The approval of a spot Bitcoin exchange-traded fund (ETF) in the United States has caused a major shift in the cryptocurrency market, causing a significant surge in demand and fundamentally changing market dynamics.
In our latest video, Cointelegraph talks to experts about the profound implications of this landmark event and the prospects for more ETF approvals in the United States.
“It’s not really just about the U.S. market,” said Ophelia Snyder, co-founder of 21Shares. “If you remove the major risk of what U.S. regulators are going to do with bitcoin, it changes the risk-return profile of the asset,” she added.
Shortly after approval, the spot Bitcoin (BTC) product became one of the most successful ETF launches in history, attracting billions of dollars in capital inflows, demonstrating the huge demand for Bitcoin among institutional investors.

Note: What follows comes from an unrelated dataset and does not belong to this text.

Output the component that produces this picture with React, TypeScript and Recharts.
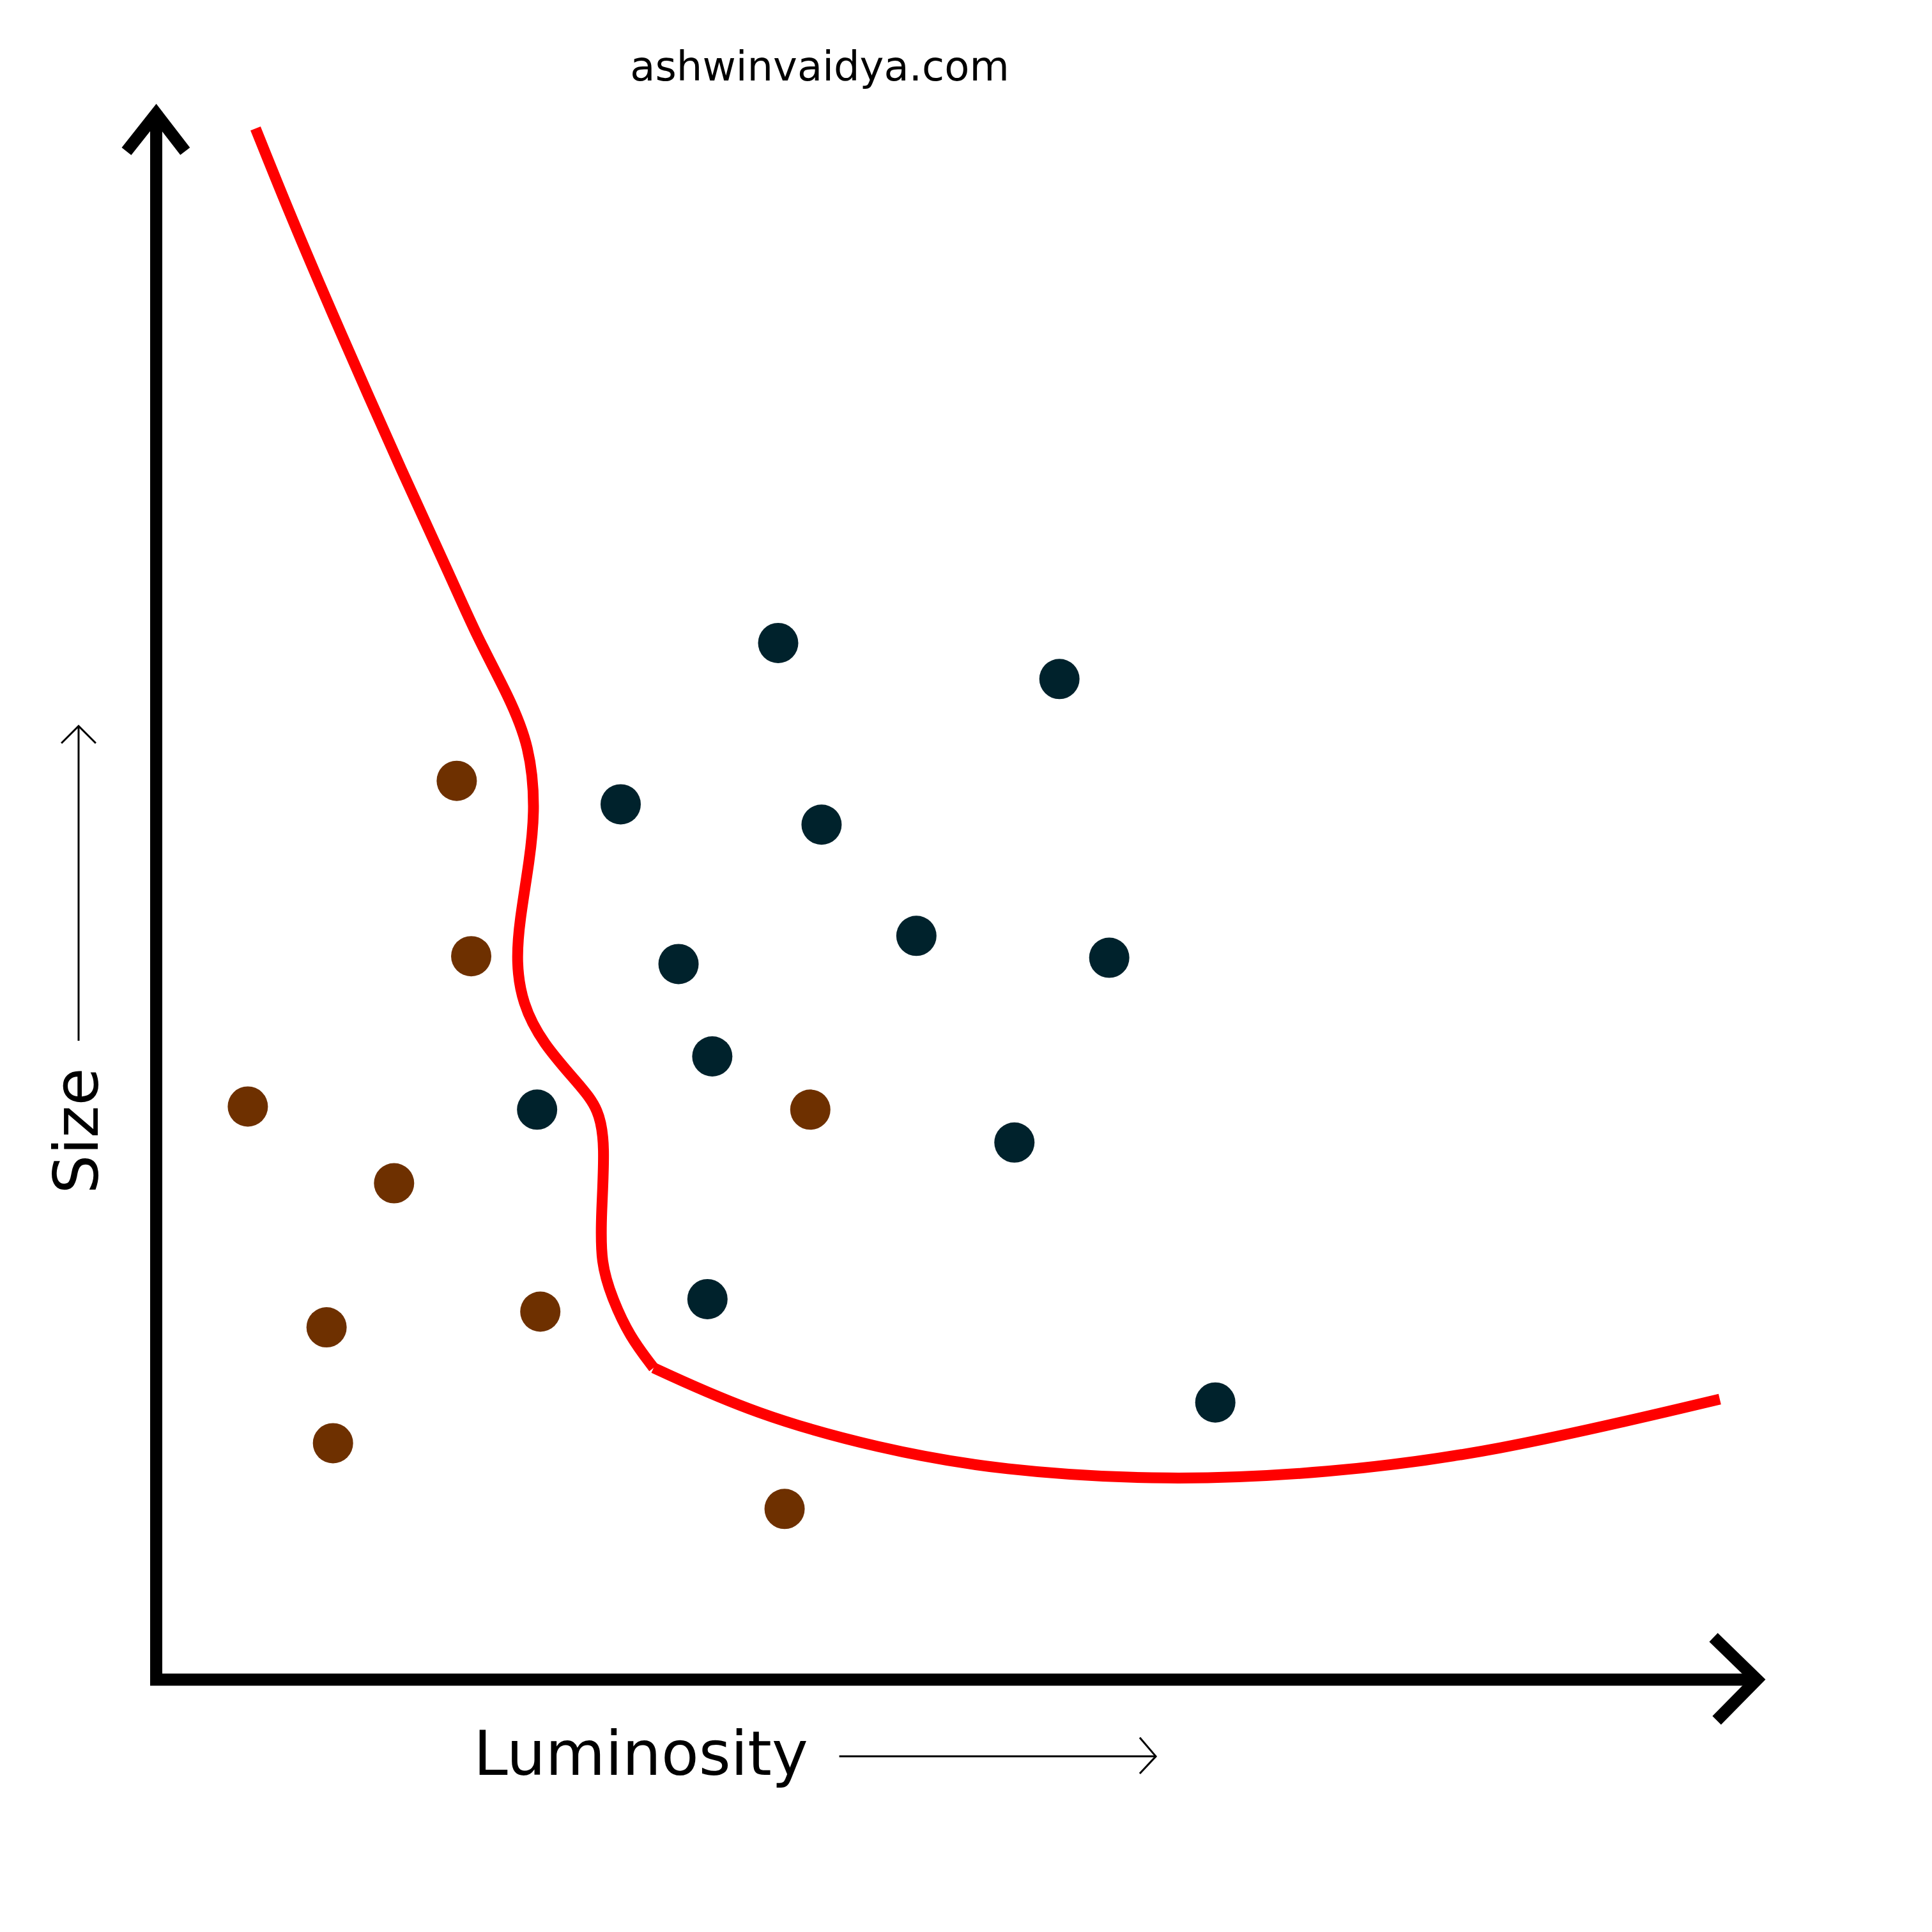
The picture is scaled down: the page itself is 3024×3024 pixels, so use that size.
import React from "react"
import { ComposedChart, Line, Scatter, XAxis, YAxis } from "recharts"

// layout of the figure, in page pixels
const SIZE = 3024
const ORIGIN_X = 244.5
const ORIGIN_Y = 2629
const PX_PER_X = 25.155
const PX_PER_Y = 24.51

const X_DOMAIN = [-ORIGIN_X / PX_PER_X, (SIZE - ORIGIN_X) / PX_PER_X]
const Y_DOMAIN = [-(SIZE - ORIGIN_Y) / PX_PER_Y, ORIGIN_Y / PX_PER_Y]

// class A (brown) samples
const brownX = [18.7, 19.6, 5.7, 14.8, 10.6, 11.0, 23.9, 40.7, 39.1]
const brownY = [57.4, 46.2, 36.6, 31.7, 22.5, 15.1, 23.5, 36.4, 10.9]

// class B (dark) samples
const darkX = [38.7, 56.2, 28.9, 41.4, 47.3, 32.5, 59.3, 34.6, 23.7, 53.4, 34.3, 65.9]
const darkY = [66.2, 63.9, 55.9, 54.6, 47.5, 45.7, 46.1, 39.8, 36.4, 34.3, 24.3, 17.7]

// decision boundary: upper wiggle, then the lower sweep from the corner
const upperX = [6.18, 8.41, 11.23, 15.48, 18.31, 19.94, 21.96, 23.24, 23.59, 23.24, 22.6, 22.4, 22.76, 24.03, 26.3, 27.57, 27.93, 27.69, 27.65, 28.4, 29.44, 30.95]
const upperY = [99.06, 93.35, 86.58, 76.7, 70.46, 66.63, 62.75, 59.61, 55.69, 52.35, 48.43, 45.82, 43.21, 40.64, 38.03, 36.43, 34.11, 29.74, 26.6, 24.28, 21.95, 19.91]
const lowerX = [30.95, 37.31, 44.9, 52.49, 63.07, 72.81, 82.94, 97.29]
const lowerY = [19.91, 16.93, 14.77, 13.34, 12.69, 13.18, 14.44, 17.91]

// axes with arrow heads
const axisX = [0, 0, 99.7]
const axisY = [100, 0, 0]
const yHeadX = [-1.85, 0, 1.8]
const yHeadY = [97.6, 100, 97.6]
const xHeadX = [96.9, 99.6, 97.1]
const xHeadY = [2.7, 0, -2.6]

// small label arrows
const sizeArrowX = [-4.83, -4.83]
const sizeArrowY = [40.8, 60.9]
const sizeHeadX = [-5.9, -4.83, -3.76]
const sizeHeadY = [59.8, 60.9, 59.8]
const lumArrowX = [42.5, 62.2]
const lumArrowY = [-4.9, -4.9]
const lumHeadX = [61.2, 62.2, 61.2]
const lumHeadY = [-3.7, -4.9, -6.0]

const zip = (xs: number[], ys: number[]) => xs.map((x, i) => ({ x, y: ys[i] }))

const BROWN = "#6e3000"
const DARK = "#00222c"
const FONT = "DejaVu Sans, sans-serif"

const dot = (fill: string) => (props: any) => (
    <circle cx={props.cx} cy={props.cy} r={31.5} fill={fill} />
)

function Path({ xs, ys, color, width, type = "linear" }: any) {
    return (
        <Line
            data={zip(xs, ys)}
            dataKey="y"
            type={type}
            stroke={color}
            strokeWidth={width}
            strokeLinejoin="miter"
            dot={false}
            activeDot={false}
            isAnimationActive={false}
        />
    )
}

export default function App() {
    return (
        <div style={{ position: "absolute", left: 0, top: 0, width: SIZE, height: SIZE, background: "#fff" }}>
            <ComposedChart width={SIZE} height={SIZE} margin={{ top: 0, right: 0, bottom: 0, left: 0 }}>
                <XAxis type="number" dataKey="x" domain={X_DOMAIN} allowDataOverflow hide />
                <YAxis type="number" dataKey="y" domain={Y_DOMAIN} allowDataOverflow hide />

                {Path({ xs: axisX, ys: axisY, color: "#000", width: 19 })}
                {Path({ xs: yHeadX, ys: yHeadY, color: "#000", width: 19 })}
                {Path({ xs: xHeadX, ys: xHeadY, color: "#000", width: 19 })}

                {Path({ xs: sizeArrowX, ys: sizeArrowY, color: "#000", width: 3 })}
                {Path({ xs: sizeHeadX, ys: sizeHeadY, color: "#000", width: 3 })}
                {Path({ xs: lumArrowX, ys: lumArrowY, color: "#000", width: 3 })}
                {Path({ xs: lumHeadX, ys: lumHeadY, color: "#000", width: 3 })}

                {Path({ xs: upperX, ys: upperY, color: "#ff0000", width: 17, type: "basis" })}
                {Path({ xs: lowerX, ys: lowerY, color: "#ff0000", width: 17, type: "basis" })}

                <Scatter data={zip(brownX, brownY)} dataKey="y" shape={dot(BROWN)} isAnimationActive={false} />
                <Scatter data={zip(darkX, darkY)} dataKey="y" shape={dot(DARK)} isAnimationActive={false} />

                <text x={1283} y={126} textAnchor="middle" fontFamily={FONT} fontSize={64} fill="#000">
                    ashwinvaidya.com
                </text>
                <text x={1003} y={2778} textAnchor="middle" fontFamily={FONT} fontSize={96} fill="#000">
                    Luminosity
                </text>
                <text
                    x={153}
                    y={1770}
                    textAnchor="middle"
                    fontFamily={FONT}
                    fontSize={96}
                    fill="#000"
                    transform="rotate(-90 153 1770)"
                >
                    Size
                </text>
            </ComposedChart>
        </div>
    )
}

“We could see inflows of more than $15 billion by the end of the year,” predicted Eric Balchunas, Bloomberg’s chief ETF analyst.
A spot Ether (ETH) ETF is likely to start trading soon, but most analysts agree that it will not be as successful as previous ETFs. Still, such an investment product is likely to increase Ether’s popularity among institutional investors. “It’s an invitation to understand more about the Ethereum ecosystem,” said Michael Wursthorn, Galaxy’s head of communications.